Le principal défi des finances publiques québécoises, ce n'est pas de surmonter les effets de la récession. C'est plutôt de faire face aux pressions exercées par les dépenses de santé. Le budget de Raymond Bachand n'a pas réglé ce problème. Il n'a fait que gagner du temps.

Le problème est clair. Les dépenses de santé augmentent naturellement à quelque chose comme 6% par année. L'économie croît de 3,5%. Ces dépenses absorbent donc une part croissante de la richesse collective. La place qu'elles occupent dans les dépenses publiques augmente aussi de façon exponentielle: 35% il y a 20 ans, 40% il y a 10 ans, 45% maintenant. Et ce n'est pas fini, avec les pressions de la démographie et de la technologie.

 

Cette croissance est insoutenable. Elle est également insuffisante! Car on voit bien à quel point ces hausses, même substantielles, ne parviennent pas à financer adéquatement un système financier qui craque de partout.

Que fait le budget Bachand? Il annonce, on le sait, deux taxes impopulaires: une contribution santé maintenant, et une franchise dans trois ans. Ces revenus additionnels permettront de maintenir à 5% la croissance annuelle des dépenses de santé. On évite ainsi que la santé fasse les frais des efforts de réduction du déficit et on réduit du même coup la pression sur les autres missions du gouvernement.

Mais le problème de fond reste entier. À 5%, la croissance des dépenses reste forte. Et elle ne suffira pas plus qu'avant. Le ministre des Finances en est manifestement conscient, puisqu'il a consacré un document à part sur la santé lors du dépôt du budget, où l'on parle de «l'heure des choix» et où l'on dit qu'«un statu quo est impossible». Le vrai travail, le plus difficile, est là.

Il ne s'agit pas de couper. Plutôt de gérer différemment le système de santé, d'augmenter sa performance, pour améliorer les services, en quantité et en qualité. Changer un système comme celui-là est une tâche colossale, à cause de sa taille, de sa complexité, de son inertie, des résistances corporatistes, du caractère émotif de tout changement dans un univers qui traite avec la maladie et la mort. Est-ce que les libéraux réussiront là où tous les gouvernements ont échoué?

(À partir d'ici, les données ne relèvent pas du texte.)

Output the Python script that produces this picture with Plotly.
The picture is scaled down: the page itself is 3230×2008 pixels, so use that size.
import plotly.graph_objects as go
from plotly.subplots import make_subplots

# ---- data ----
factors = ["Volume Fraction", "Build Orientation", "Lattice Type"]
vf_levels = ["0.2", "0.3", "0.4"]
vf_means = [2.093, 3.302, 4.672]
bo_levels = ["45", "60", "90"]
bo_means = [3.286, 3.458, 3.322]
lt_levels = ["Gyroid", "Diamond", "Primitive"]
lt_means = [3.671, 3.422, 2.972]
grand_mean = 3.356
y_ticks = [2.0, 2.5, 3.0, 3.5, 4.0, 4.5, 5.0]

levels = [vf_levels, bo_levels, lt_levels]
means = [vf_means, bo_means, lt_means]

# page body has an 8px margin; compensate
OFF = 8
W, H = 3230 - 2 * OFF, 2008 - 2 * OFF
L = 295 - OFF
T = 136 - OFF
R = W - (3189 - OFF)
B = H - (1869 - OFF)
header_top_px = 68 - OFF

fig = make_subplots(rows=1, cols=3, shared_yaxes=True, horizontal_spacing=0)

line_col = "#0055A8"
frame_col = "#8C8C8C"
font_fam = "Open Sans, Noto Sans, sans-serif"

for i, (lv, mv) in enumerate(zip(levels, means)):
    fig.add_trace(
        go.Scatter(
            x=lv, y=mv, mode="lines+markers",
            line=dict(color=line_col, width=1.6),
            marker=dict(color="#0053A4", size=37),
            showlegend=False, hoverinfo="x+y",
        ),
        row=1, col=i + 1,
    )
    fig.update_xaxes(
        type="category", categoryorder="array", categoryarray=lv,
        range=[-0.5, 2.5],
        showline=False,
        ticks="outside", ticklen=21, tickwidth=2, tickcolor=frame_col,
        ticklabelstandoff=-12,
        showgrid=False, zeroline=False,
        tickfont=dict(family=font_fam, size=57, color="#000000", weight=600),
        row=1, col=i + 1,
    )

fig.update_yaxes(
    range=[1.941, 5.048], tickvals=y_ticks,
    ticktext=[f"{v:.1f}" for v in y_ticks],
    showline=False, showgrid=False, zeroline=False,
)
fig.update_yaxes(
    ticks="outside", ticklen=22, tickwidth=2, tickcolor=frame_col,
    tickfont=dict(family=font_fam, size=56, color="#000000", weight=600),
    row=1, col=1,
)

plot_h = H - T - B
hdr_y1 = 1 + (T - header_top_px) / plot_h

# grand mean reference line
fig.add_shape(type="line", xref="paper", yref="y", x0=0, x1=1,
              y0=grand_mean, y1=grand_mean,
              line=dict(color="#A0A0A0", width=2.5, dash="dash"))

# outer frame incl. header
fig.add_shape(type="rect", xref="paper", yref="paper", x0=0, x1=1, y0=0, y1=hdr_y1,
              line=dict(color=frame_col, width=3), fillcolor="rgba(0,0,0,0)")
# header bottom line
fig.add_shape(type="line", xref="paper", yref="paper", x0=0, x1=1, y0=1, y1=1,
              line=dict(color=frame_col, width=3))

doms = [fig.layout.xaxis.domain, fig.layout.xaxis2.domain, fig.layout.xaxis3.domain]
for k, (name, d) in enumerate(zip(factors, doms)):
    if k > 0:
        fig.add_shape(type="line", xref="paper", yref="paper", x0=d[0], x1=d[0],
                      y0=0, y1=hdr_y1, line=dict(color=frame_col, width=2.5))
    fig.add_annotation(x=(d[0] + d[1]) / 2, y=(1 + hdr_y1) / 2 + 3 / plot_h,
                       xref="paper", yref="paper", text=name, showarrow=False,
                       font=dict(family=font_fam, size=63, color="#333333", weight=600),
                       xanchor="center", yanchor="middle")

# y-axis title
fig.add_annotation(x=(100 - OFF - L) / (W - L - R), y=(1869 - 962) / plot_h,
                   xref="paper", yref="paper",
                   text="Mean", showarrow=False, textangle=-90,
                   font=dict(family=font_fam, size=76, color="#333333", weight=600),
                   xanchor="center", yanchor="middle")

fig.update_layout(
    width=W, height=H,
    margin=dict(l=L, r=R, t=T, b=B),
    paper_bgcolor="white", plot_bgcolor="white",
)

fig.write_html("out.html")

Ce n'est pas le document budgétaire qui nous rassurera. Il évoque des pistes qui vont dans la bonne direction: optimisation des processus de travail dans les établissements, en s'inspirant du «Lean Healthcare» britannique, meilleure gouvernance et structures plus efficaces, utilisation des technologies de l'information. Mais le tout est si vague qu'il est évident que nous sommes encore au stade des bonnes intentions.

La prudence du ton suggère que le gouvernement Charest n'est pas vraiment prêt à passer à l'action. Le fait que cette réflexion sur la santé soit amorcée par le ministre des Finances peut entre autres indiquer qu'il y a encore des tiraillements au sein de l'appareil. Nous n'avons pas beaucoup entendu le principal intéressé, le ministre de la Santé Yves Bolduc, promettre des réformes ambitieuses.

Je pars du principe qu'on ne changera pas les choses si on ne peut pas les nommer, qu'on ne réglera pas des problèmes qu'on n'ose pas identifier. Peut-on parler de structures sans poser le problème de la double administration, le ministère et les agences régionales? Peut-on parler des technologies d'information sans évoquer le fiasco actuel, la tragi-comédie du dossier médical électronique? Peut-on promettre la performance sans parler de concurrence, que ce soit celle du secteur privé ou celle que permettrait un financement des institutions plus dynamique.

Ces énormes défis en santé nous rappellent que, même si le budget déposé la semaine dernière était courageux, le travail ne fait que commencer.